Another fine Moorish hall is called the hall of swans, of which the ceiling is painted with those birds, in memory of a pair of them kept in the patio below, and given to King Manuel by his brother-in-law, Charles V., as a very great rarity. Another large apartment, with a conical roof, was constructed by King Manuel himself, who gave to it the name of the hall of stags. Here the king collected the armorial achievements of all the Portuguese nobility. Seventy-four stags are ranged around the room, each one having dependent from its neck the scutcheon of a noble family—except one, that of Tavora, which the great minister Pombal, in the eighteenth century, ordered to be erased—whilst upon a frieze running round the hall is the following verse:—
“Pois com esforços e leaes
Servicios, foram ganhados,
Com estes e outros taes
Devem ser conservados.”
“By prowess stout and loyal fame
These honours bright were gained;
By others like or eke the same
They needs must be retained.”
The small and plain hall of audience or justice has at the end a seat of tiled brick upon which the Sovereigns sat, and here tradition says the Council met, summoned by the rash young King Sebastian in 1578, to sanction the crusading attack upon Morocco upon which he had set his heart.
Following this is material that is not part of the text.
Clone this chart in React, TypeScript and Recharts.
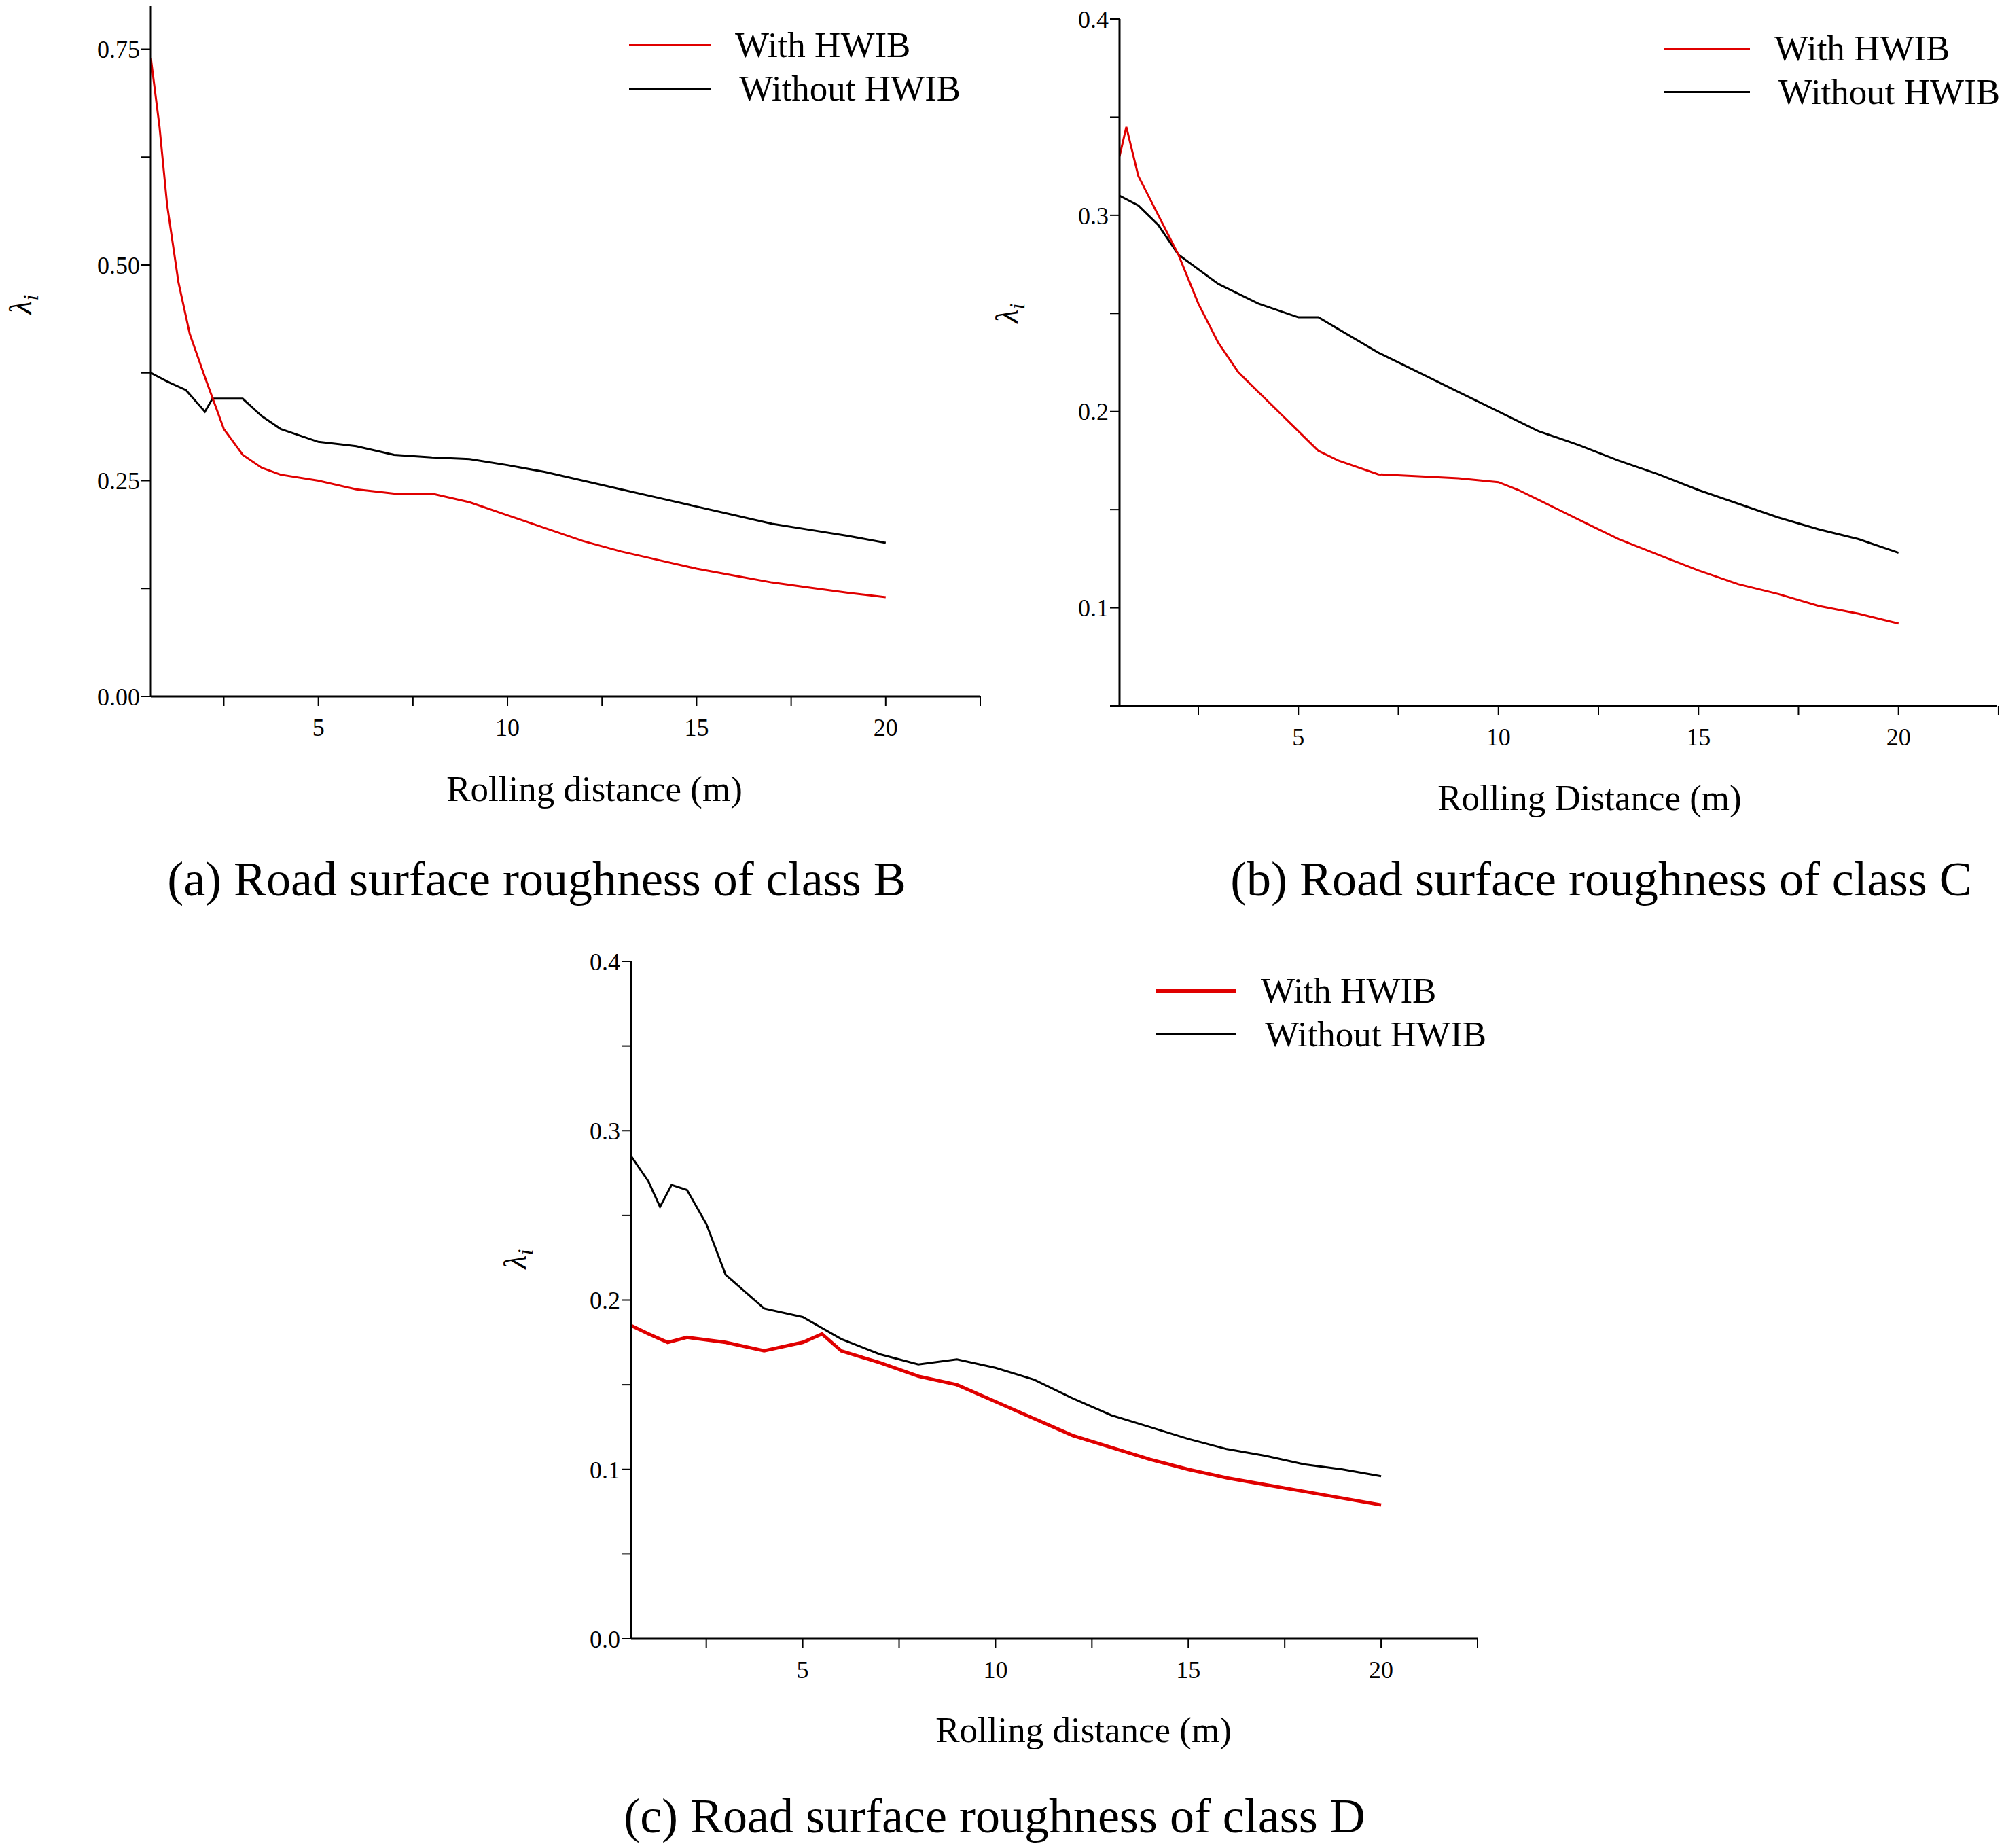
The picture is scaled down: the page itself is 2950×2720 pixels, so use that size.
import { LineChart, Line, XAxis, YAxis } from "recharts";

const seriesNames = ["With HWIB", "Without HWIB"];

const aRedX = [0.57, 0.8, 1, 1.3, 1.6, 2, 2.5, 3, 3.5, 4, 5, 6, 7, 8, 9, 10, 11, 12, 13, 14, 15, 16, 17, 18, 19, 20];
const aRedY = [0.74, 0.66, 0.57, 0.48, 0.42, 0.37, 0.31, 0.28, 0.265, 0.257, 0.25, 0.24, 0.235, 0.235, 0.225, 0.21, 0.195, 0.18, 0.168, 0.158, 0.148, 0.14, 0.132, 0.126, 0.12, 0.115];
const aBlackX = [0.57, 1, 1.5, 2, 2.2, 3, 3.5, 4, 5, 6, 7, 8, 9, 10, 11, 12, 13, 14, 15, 16, 17, 18, 19, 20];
const aBlackY = [0.375, 0.365, 0.355, 0.33, 0.345, 0.345, 0.325, 0.31, 0.295, 0.29, 0.28, 0.277, 0.275, 0.268, 0.26, 0.25, 0.24, 0.23, 0.22, 0.21, 0.2, 0.193, 0.186, 0.178];

const bRedX = [0.53, 0.7, 1, 1.5, 2, 2.5, 3, 3.5, 4, 4.5, 5, 5.5, 6, 7, 8, 9, 10, 10.5, 11, 12, 13, 14, 15, 16, 17, 18, 19, 20];
const bRedY = [0.33, 0.345, 0.32, 0.3, 0.28, 0.255, 0.235, 0.22, 0.21, 0.2, 0.19, 0.18, 0.175, 0.168, 0.167, 0.166, 0.164, 0.16, 0.155, 0.145, 0.135, 0.127, 0.119, 0.112, 0.107, 0.101, 0.097, 0.092];
const bBlackX = [0.53, 1, 1.5, 2, 3, 4, 5, 5.5, 6, 7, 8, 9, 10, 11, 12, 13, 14, 15, 16, 17, 18, 19, 20];
const bBlackY = [0.31, 0.305, 0.295, 0.28, 0.265, 0.255, 0.248, 0.248, 0.242, 0.23, 0.22, 0.21, 0.2, 0.19, 0.183, 0.175, 0.168, 0.16, 0.153, 0.146, 0.14, 0.135, 0.128];

const cRedX = [0.55, 1, 1.5, 2, 3, 4, 5, 5.5, 6, 7, 8, 9, 10, 11, 12, 13, 14, 15, 16, 17, 18, 19, 20];
const cRedY = [0.185, 0.18, 0.175, 0.178, 0.175, 0.17, 0.175, 0.18, 0.17, 0.163, 0.155, 0.15, 0.14, 0.13, 0.12, 0.113, 0.106, 0.1, 0.095, 0.091, 0.087, 0.083, 0.079];
const cBlackX = [0.55, 1, 1.3, 1.6, 2, 2.5, 3, 4, 5, 6, 7, 8, 9, 10, 11, 12, 13, 14, 15, 16, 17, 18, 19, 20];
const cBlackY = [0.285, 0.27, 0.255, 0.268, 0.265, 0.245, 0.215, 0.195, 0.19, 0.177, 0.168, 0.162, 0.165, 0.16, 0.153, 0.142, 0.132, 0.125, 0.118, 0.112, 0.108, 0.103, 0.1, 0.096];

const xTicks = [2.5, 5, 7.5, 10, 12.5, 15, 17.5, 20, 22.5];
const xMajor = [5, 10, 15, 20];
const aYTicks = [0, 0.125, 0.25, 0.375, 0.5, 0.625, 0.75];
const aYMajor = [0, 0.25, 0.5, 0.75];
const bYTicks = [0.05, 0.1, 0.15, 0.2, 0.25, 0.3, 0.35, 0.4];
const bYMajor = [0.1, 0.2, 0.3, 0.4];
const cYTicks = [0, 0.05, 0.1, 0.15, 0.2, 0.25, 0.3, 0.35, 0.4];
const cYMajor = [0, 0.1, 0.2, 0.3, 0.4];

const FONT = "'Liberation Serif', 'Times New Roman', serif";
const toPts = (xs: number[], ys: number[]) => xs.map((x, i) => ({ x, y: ys[i] }));

type PanelProps = {
  left: number; top: number; right: number; bottom: number;
  xDomain: [number, number]; yDomain: [number, number];
  yTicks: number[]; yMajor: number[]; digits: number;
  red: { x: number; y: number }[]; black: { x: number; y: number }[];
  redWidth?: number;
};

function Panel(p: PanelProps) {
  const ml = 50, yw = 110, mt = 20, mr = 20, xh = 90, mb = 20;
  const w = p.right - p.left + ml + yw + mr;
  const h = p.bottom - p.top + mt + xh + mb;
  const near = (arr: number[], v: number) => arr.some((m) => Math.abs(m - v) < 1e-6);
  return (
    <div style={{ position: "absolute", left: p.left - ml - yw, top: p.top - mt }}>
      <LineChart width={w} height={h} margin={{ left: ml, top: mt, right: mr, bottom: mb }}>
        <XAxis type="number" dataKey="x" domain={p.xDomain} ticks={xTicks} allowDataOverflow
          height={xh} tickSize={14} interval={0}
          axisLine={{ stroke: "#000", strokeWidth: 3 }} tickLine={{ stroke: "#000", strokeWidth: 2 }}
          tick={{ fill: "#000", fontSize: 36, fontFamily: FONT, dy: 16 }}
          tickFormatter={(v: number) => (near(xMajor, v) ? String(v) : "")} />
        <YAxis type="number" dataKey="y" domain={p.yDomain} ticks={p.yTicks} allowDataOverflow
          width={yw} tickSize={14} interval={0}
          axisLine={{ stroke: "#000", strokeWidth: 3 }} tickLine={{ stroke: "#000", strokeWidth: 2 }}
          tick={{ fill: "#000", fontSize: 36, fontFamily: FONT }}
          tickFormatter={(v: number) => (near(p.yMajor, v) ? v.toFixed(p.digits) : "")} />
        <Line data={p.black} dataKey="y" stroke="#000" strokeWidth={3} dot={false} isAnimationActive={false} />
        <Line data={p.red} dataKey="y" stroke="#e00000" strokeWidth={p.redWidth ?? 3} dot={false} isAnimationActive={false} />
      </LineChart>
    </div>
  );
}

function Legend({ x, y, tx, redW }: { x: number; y: number; tx: number; redW?: number }) {
  const colors = ["#e00000", "#000"];
  return (
    <>
      {seriesNames.map((n, i) => {
        const lw = i === 0 ? redW ?? 3 : 3;
        return (
          <div key={n}>
            <div style={{ position: "absolute", left: x, top: y + i * 64 - lw / 2, width: tx - x - 36, height: lw, background: colors[i] }} />
            <div style={{ position: "absolute", left: tx + i * 6, top: y + i * 64 - 32, fontSize: 53, fontFamily: FONT, lineHeight: "64px" }}>{n}</div>
          </div>
        );
      })}
    </>
  );
}

function Text({ x, y, size, children, rot }: { x: number; y: number; size: number; children: any; rot?: boolean }) {
  return (
    <div style={{ position: "absolute", left: x, top: y, transform: `translate(-50%, -50%)${rot ? " rotate(-90deg)" : ""}`,
      fontSize: size, fontFamily: FONT, whiteSpace: "nowrap" }}>{children}</div>
  );
}

const lam = <span style={{ fontStyle: "italic" }}>λ<sub style={{ fontSize: "0.7em" }}>i</sub></span>;

export default function App() {
  return (
    <div style={{ position: "absolute", left: 0, top: 0, width: 2950, height: 2720, background: "#fff" }}>
      <Panel left={222} top={9} right={1443} bottom={1025} xDomain={[0.57, 22.5]} yDomain={[0, 0.8]}
        yTicks={aYTicks} yMajor={aYMajor} digits={2} red={toPts(aRedX, aRedY)} black={toPts(aBlackX, aBlackY)} />
      <Panel left={1648} top={28} right={2939} bottom={1039} xDomain={[0.53, 22.45]} yDomain={[0.05, 0.4]}
        yTicks={bYTicks} yMajor={bYMajor} digits={1} red={toPts(bRedX, bRedY)} black={toPts(bBlackX, bBlackY)} />
      <Panel left={929} top={1415} right={2175} bottom={2412} xDomain={[0.55, 22.5]} yDomain={[0, 0.4]}
        yTicks={cYTicks} yMajor={cYMajor} digits={1} red={toPts(cRedX, cRedY)} black={toPts(cBlackX, cBlackY)} redWidth={5} />

      <Legend x={926} y={66} tx={1082} />
      <Legend x={2450} y={71} tx={2612} />
      <Legend x={1701} y={1458} tx={1856} redW={5} />

      <Text x={34} y={448} size={46} rot>{lam}</Text>
      <Text x={1486} y={461} size={46} rot>{lam}</Text>
      <Text x={762} y={1853} size={46} rot>{lam}</Text>

      <Text x={875} y={1161} size={53}>Rolling distance (m)</Text>
      <Text x={2340} y={1174} size={53}>Rolling Distance (m)</Text>
      <Text x={1595} y={2546} size={53}>Rolling distance (m)</Text>

      <Text x={790} y={1294} size={72}>(a) Road surface roughness of class B</Text>
      <Text x={2357} y={1294} size={72}>(b) Road surface roughness of class C</Text>
      <Text x={1464} y={2673} size={72}>(c) Road surface roughness of class D</Text>
    </div>
  );
}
All his fiery zeal and imperiousness were needed to persuade his nobles to agree to an adventure from which many foresaw disaster. But the ambitious youth had his way, and his mysterious fate, never solved when he disappeared for ever from the eyes of men at the battle of Alcacer Kebir, ended the male line of the house of Avis which John I. had begun at Aljubarrota two hundred years before. In this gloomy chamber the die was cast, and with the loss of Sebastian his uncle Philip II. and his descendants became kings of Portugal for a century.